# Heirarchial Clustering

- Heirarchial clustering is mainly used to group our data for better understanding of how our data is distributed
- specifically it is used in building intuitive heat maps which represent common features or data points together
- unlike k mean clustering we cannot provide any specific value represnting the number of clusters we want. The heirarchial clustering algorithm automatically performs this

- Assume that we are working with different blood samples each having a set of gene features

### The steps which are followed in heirarchial clustering are as follows:
1. We find the similarity (reverse of distance) between the first sample and the remaining one's
2. similarly we find the similarity between every sample and every other sample
3. Out of all these we find the most similar combination of samples and group them into a cluster
4. We repeat steps 1 - 3 considering the cluster as a new sample by it self
5. After each step of this process we end up combining samples and finally end up with just 2 clusters

### What is meant by similarity?
- Similarity can be any measure which can be chosen based on the problenm to define how close two samples are
- Most commonly we use euclidian distance as a similarity measure i.e. shorter the euclidian distance between the two samples; more closer or similar they are
- We also have many other type of similarity measures like
    1. Manhattan distance
    2. Minkowski distance

### After grouping the data-points into cluster how do we compare with other clusters/ data-points?
We can use several different measures to compare clusters
1. We can compare with the centroid of the existing cluster (similar to average)
2. We can find distances based on the closest point in a cluster (single linkage)
3. We can find distances based on the closest point in a cluster (complete linkage)

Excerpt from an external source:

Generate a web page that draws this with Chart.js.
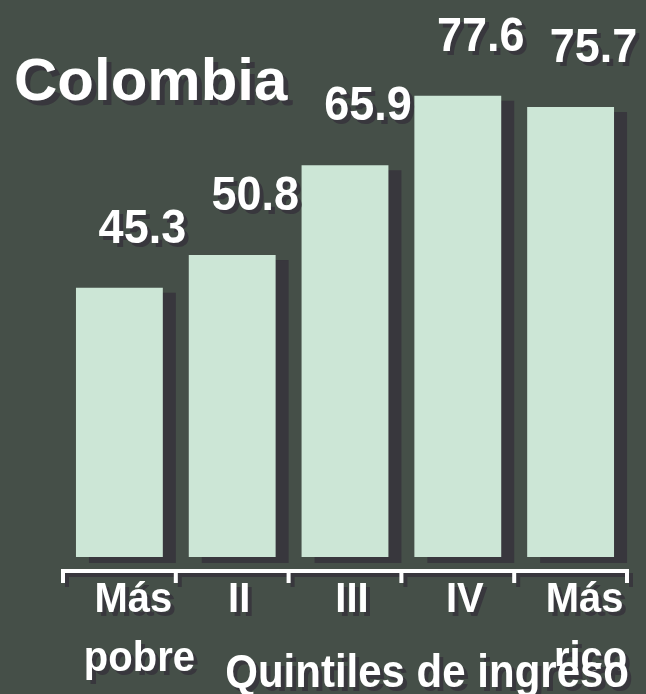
<!DOCTYPE html>
<html>
<head>
<meta charset="utf-8">
<script src="https://cdn.jsdelivr.net/npm/chart.js@4"></script>
<style>
  html, body { margin: 0; padding: 0; background: #454f48; }
  #wrap { width: 646px; height: 694px; }
</style>
</head>
<body>
<div id="wrap"><canvas id="chart" width="646" height="694"></canvas></div>
<script>
// ===== data =====
const country = 'Colombia';
const axisTitle = 'Quintiles de ingreso';
const categories = [['Más', 'pobre'], 'II', 'III', 'IV', ['Más', 'rico']];
const values = [45.3, 50.8, 65.9, 77.6, 75.7];

const BG = '#454f48';
const BAR = '#cce6d6';
const SHADOW = '#38373d';
const FONT = '"Liberation Sans", Arial, sans-serif';

// texto blanco con sombra; sy estira un poco en vertical (letra condensada del original)
function shadowText(ctx, text, x, y, off, sy = 1) {
    ctx.save();
    ctx.translate(x, y);
    ctx.scale(1, sy);
    ctx.fillStyle = SHADOW;
    ctx.fillText(text, off, off / sy);
    ctx.fillStyle = '#ffffff';
    ctx.fillText(text, 0, 0);
    ctx.restore();
}

const decor = {
    id: 'decor',
    beforeDraw(chart) {
        const ctx = chart.ctx;
        ctx.save();
        ctx.fillStyle = BG;
        ctx.fillRect(0, 0, chart.width, chart.height);
        ctx.restore();
    },
    beforeDatasetsDraw(chart) {
        // sombra detrás de cada barra
        const ctx = chart.ctx;
        ctx.save();
        ctx.fillStyle = SHADOW;
        chart.getDatasetMeta(0).data.forEach(bar => {
            const w = bar.width;
            ctx.fillRect(bar.x - w / 2 + 13, bar.y + 5, w, bar.base - bar.y + 1);
        });
        ctx.restore();
    },
    afterDatasetsDraw(chart) {
        const ctx = chart.ctx;
        const xs = chart.scales.x;
        const area = chart.chartArea;
        ctx.save();

        // valores
        ctx.font = 'bold 45px ' + FONT;
        ctx.textAlign = 'center';
        ctx.textBaseline = 'alphabetic';
        chart.getDatasetMeta(0).data.forEach((bar, i) => {
            shadowText(ctx, values[i].toFixed(1), bar.x + 23, bar.y - 45, 4, 1.08);
        });

        // eje con corchetes
        const ay = area.bottom + 14;
        const step = xs.width / categories.length;
        const drawAxis = (dx, dy, color) => {
            ctx.strokeStyle = color;
            ctx.lineWidth = 4;
            ctx.beginPath();
            ctx.moveTo(xs.left + dx, ay + dy);
            ctx.lineTo(xs.right + dx, ay + dy);
            for (let i = 0; i <= categories.length; i++) {
                const tx = xs.left + i * step;
                ctx.moveTo(tx + dx, ay + dy - 2);
                ctx.lineTo(tx + dx, ay + dy + 12);
            }
            ctx.stroke();
        };
        drawAxis(4, 4, SHADOW);
        drawAxis(0, 0, '#ffffff');

        // etiquetas de categoría
        ctx.font = 'bold 40px ' + FONT;
        categories.forEach((lab, i) => {
            const c = xs.getPixelForValue(i);
            const lines = Array.isArray(lab) ? lab : [lab];
            lines.forEach((ln, k) => {
                const shift = lines.length > 1 ? 14 + k * 6 : 7;
                shadowText(ctx, ln, c + shift, area.bottom + 55 + k * 59, 4, 1.08);
            });
        });

        // título del eje (encima de "rico", como en el original)
        ctx.font = 'bold 42px ' + FONT;
        ctx.textAlign = 'right';
        shadowText(ctx, axisTitle, xs.right + 2, area.bottom + 130, 4, 1.1);

        // país
        ctx.font = 'bold 60px ' + FONT;
        ctx.textAlign = 'left';
        shadowText(ctx, country, 14, 100, 5);

        ctx.restore();
    }
};

new Chart(document.getElementById('chart').getContext('2d'), {
    type: 'bar',
    data: {
        labels: categories,
        datasets: [{
            data: values,
            backgroundColor: BAR,
            borderWidth: 0,
            barPercentage: 0.77,
            categoryPercentage: 1
        }]
    },
    options: {
        responsive: false,
        animation: false,
        layout: { padding: { left: 63, right: 19, top: 22, bottom: 137 } },
        plugins: {
            legend: { display: false },
            tooltip: { enabled: false }
        },
        scales: {
            x: { display: false },
            y: { display: false, min: 0, max: 90 }
        }
    },
    plugins: [decor]
});
</script>
</body>
</html>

### How do we represent the heirarchial clusters?

We can represent such heirarchial clustering using dendrograms
Refer: https://www.displayr.com/what-is-dendrogram/

## Sources:

- https://www.youtube.com/watch?v=7xHsRkOdVwo
- https://scikit-learn.org/stable/modules/clustering.html#hierarchical-clustering

## Example 

In [1]:
from sklearn.cluster import AgglomerativeClustering
import numpy as np

In [2]:
X = np.array([[1, 2], [1, 4], [1, 0], [4, 2], [4, 4], [4, 0]])
clustering = AgglomerativeClustering().fit(X)
clustering

AgglomerativeClustering()

In [3]:
clustering.labels_

array([1, 1, 1, 0, 0, 0], dtype=int64)

In [5]:
clustering.fit_predict(X, [0, 0])

array([1, 1, 1, 0, 0, 0], dtype=int64)